ER: Something that changed in English was the prevalence of slang. Despentes’s characters use slang in almost every sentence, and I realized in translating this book that it feels a lot more natural in French than in English. There seems to be a French slang word for just about everything, especially now with the popularity of verlan, or the inversion of the syllables of a word, for example ouf rather than fou, or crazy. Just about any word in French can be adapted for verlan, even the for “you,” toi, or you, becomes oit, for which no English word other than “you” really seemed appropriate in my translation. In English, not every word has a slang equivalent. And even where there is one, the use of slang jumps out at you in a way that can be jarring. While it feels natural for Despentes to use the phrase “les chiottes” for the bathroom in Pretty Things, which sets a certain atmosphere for the book, it didn’t feel right in English to say “the shitter,” and so I used the less vulgar phrase “the can.”
JC: What was the hardest part about the editing process for this book?

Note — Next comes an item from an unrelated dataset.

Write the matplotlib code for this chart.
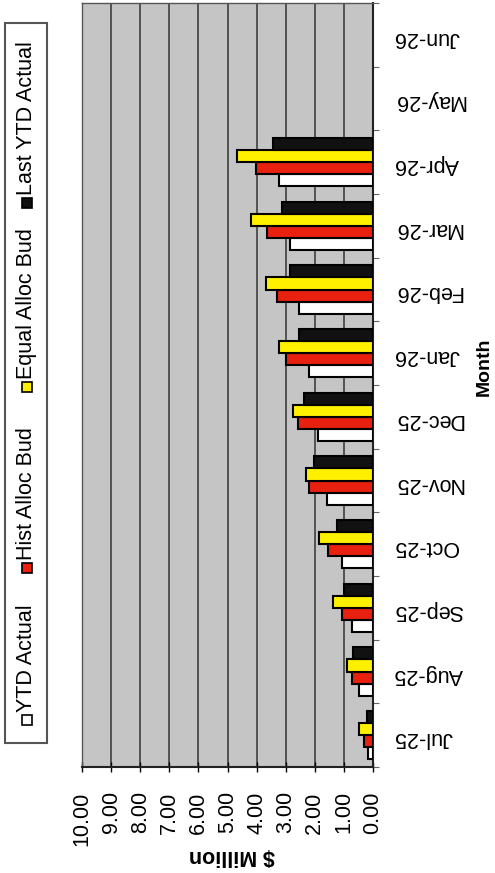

ER: I would estimate that the English text uses maybe half as much slang as the French, so during the editing process I put extra effort into making sure that all the dialogue felt as natural and as realistic as possible for the characters I was crafting in English. I had imagined that, as a twenty-something woman with similar struggles to the main character(s) of Pretty Things, creating this dialogue in a compelling way that felt real would be relatively easy. But during the editing process I realized how difficult it actually is to write dialogue that is both true to a given character and also doesn’t make readers cringe. Thankfully the wonderful Lauren Hook at Feminist Press was as committed to getting it right as I was, and spent time with me over the phone reading the dialogue aloud to make sure it felt as right as possible to our ears.